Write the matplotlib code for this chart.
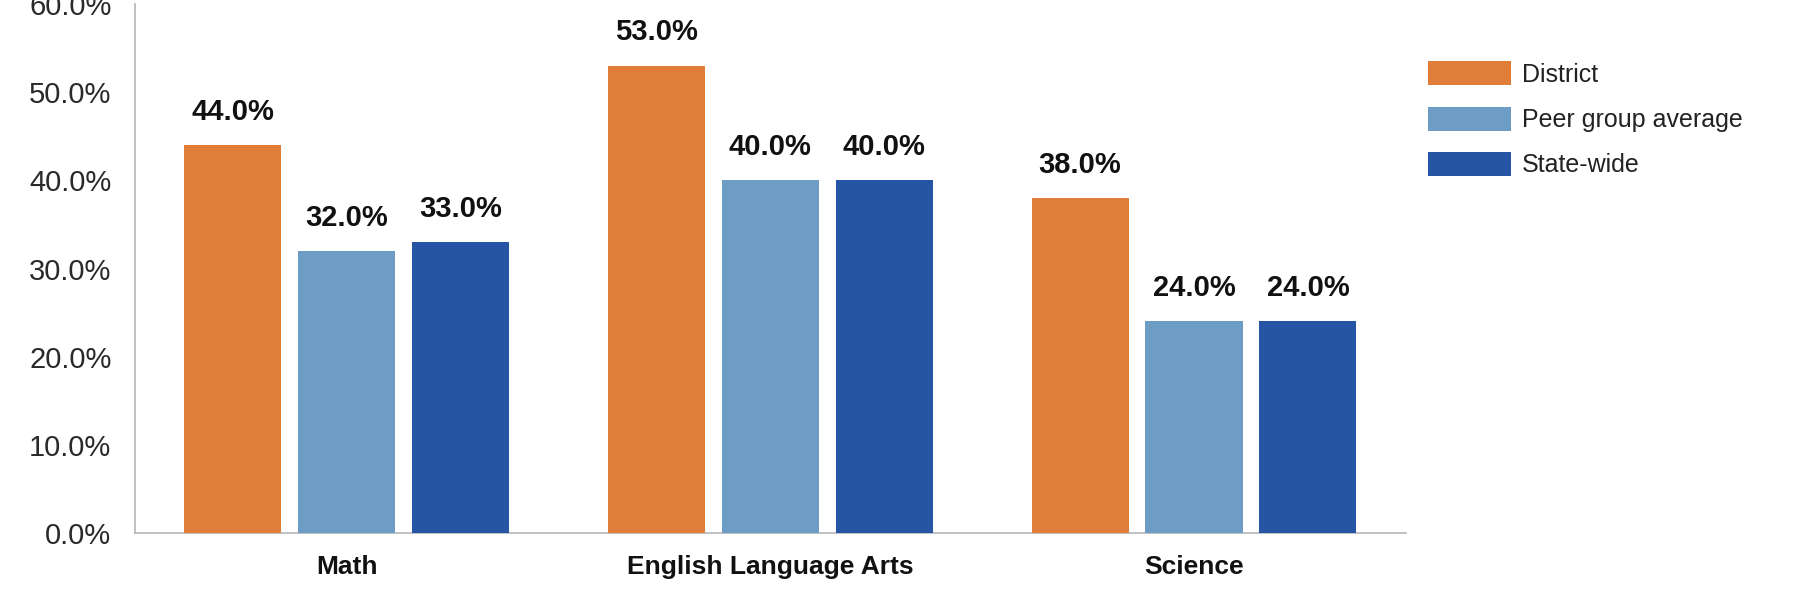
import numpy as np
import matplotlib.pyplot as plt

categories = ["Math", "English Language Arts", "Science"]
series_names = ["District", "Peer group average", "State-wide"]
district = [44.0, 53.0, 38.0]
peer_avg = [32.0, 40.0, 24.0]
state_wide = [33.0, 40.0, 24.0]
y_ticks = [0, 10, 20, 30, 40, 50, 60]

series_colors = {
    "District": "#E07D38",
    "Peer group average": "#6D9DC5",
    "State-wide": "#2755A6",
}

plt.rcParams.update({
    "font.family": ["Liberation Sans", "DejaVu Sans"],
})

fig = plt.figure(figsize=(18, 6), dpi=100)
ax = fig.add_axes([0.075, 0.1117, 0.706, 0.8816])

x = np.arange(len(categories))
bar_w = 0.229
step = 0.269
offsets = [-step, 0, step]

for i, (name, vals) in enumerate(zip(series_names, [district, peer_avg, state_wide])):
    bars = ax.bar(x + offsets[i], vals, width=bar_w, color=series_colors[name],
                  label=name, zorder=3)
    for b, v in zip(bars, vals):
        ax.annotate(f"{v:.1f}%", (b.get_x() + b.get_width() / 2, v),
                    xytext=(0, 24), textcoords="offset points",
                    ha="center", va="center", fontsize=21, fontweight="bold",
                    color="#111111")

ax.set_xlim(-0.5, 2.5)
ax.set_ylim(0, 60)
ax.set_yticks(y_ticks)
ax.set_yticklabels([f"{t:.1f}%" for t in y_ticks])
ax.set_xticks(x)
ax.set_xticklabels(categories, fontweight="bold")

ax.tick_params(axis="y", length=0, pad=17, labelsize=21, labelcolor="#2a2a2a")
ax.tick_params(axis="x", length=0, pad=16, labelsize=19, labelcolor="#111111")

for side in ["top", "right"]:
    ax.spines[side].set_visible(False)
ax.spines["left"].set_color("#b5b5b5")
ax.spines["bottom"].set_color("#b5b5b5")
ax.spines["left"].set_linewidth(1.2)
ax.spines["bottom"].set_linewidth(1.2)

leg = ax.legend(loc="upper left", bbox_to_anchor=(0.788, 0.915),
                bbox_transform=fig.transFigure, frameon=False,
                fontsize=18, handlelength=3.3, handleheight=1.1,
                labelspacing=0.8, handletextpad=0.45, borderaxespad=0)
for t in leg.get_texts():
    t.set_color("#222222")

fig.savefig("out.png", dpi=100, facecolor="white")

--

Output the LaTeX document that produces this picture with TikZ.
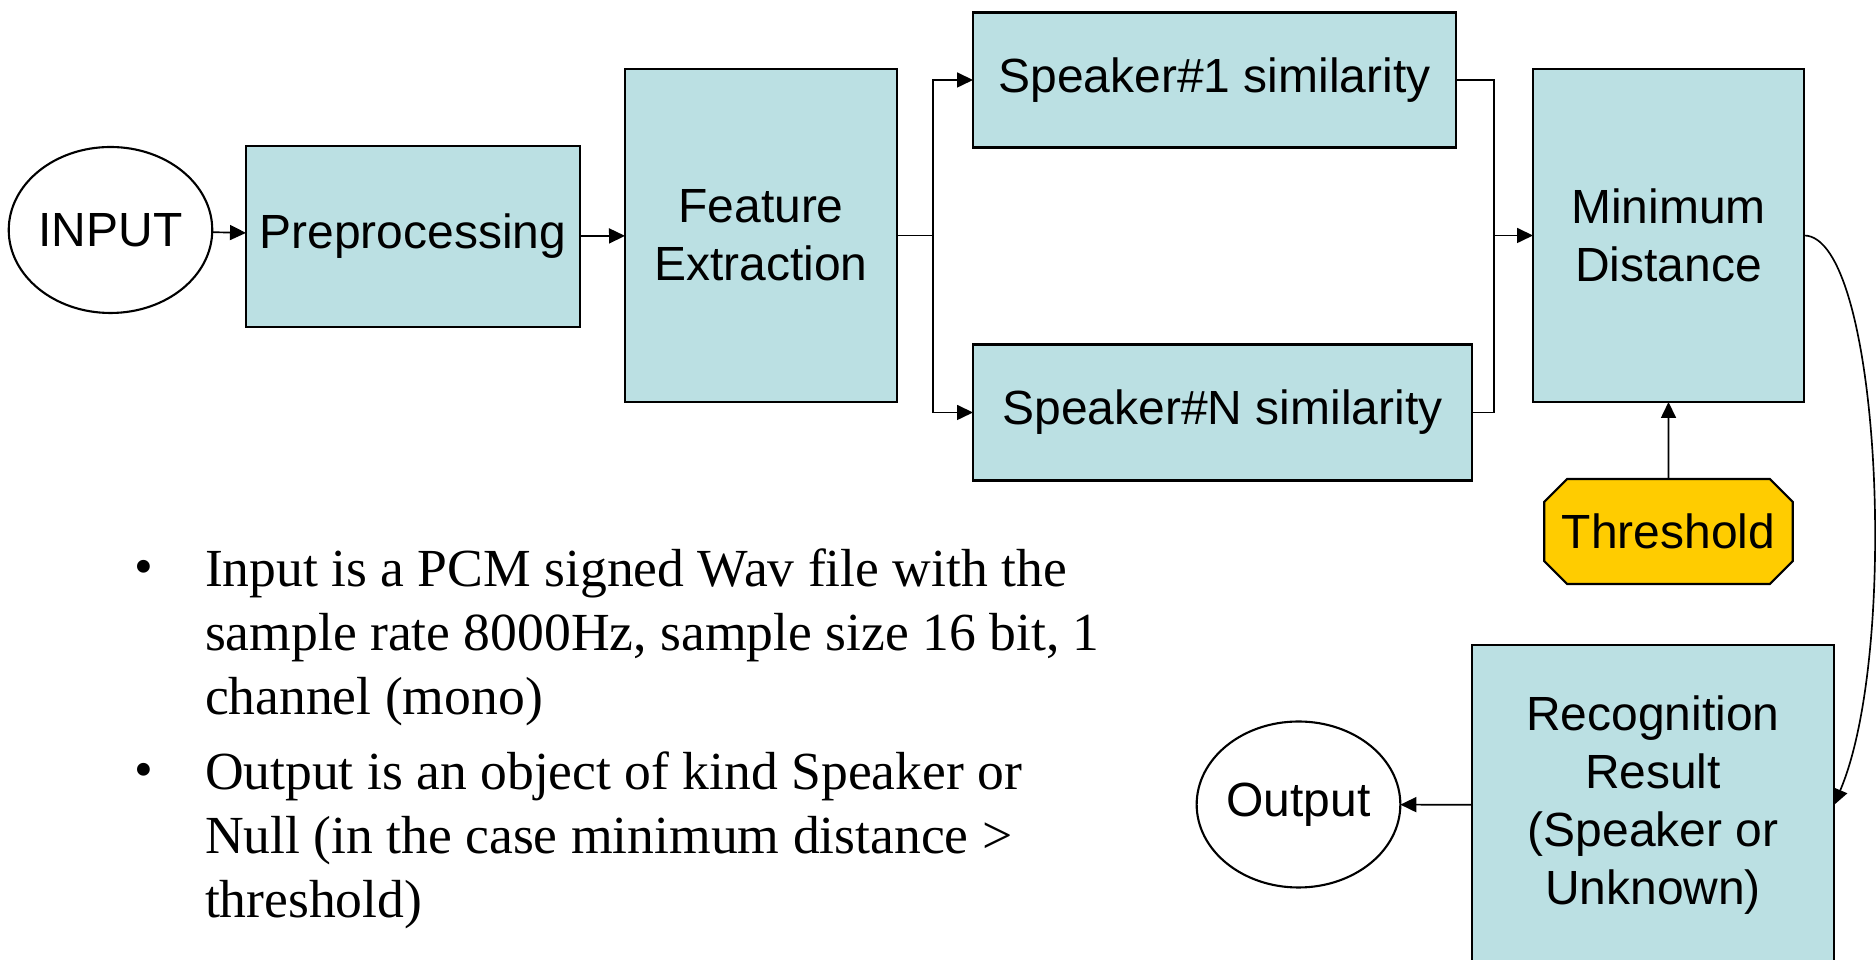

- [Given task]
Spot every line that holds "this" and copy it.

- [Solution to the problem]
Write the matplotlib code for this chart.
Output the LaTeX document that produces this picture with TikZ.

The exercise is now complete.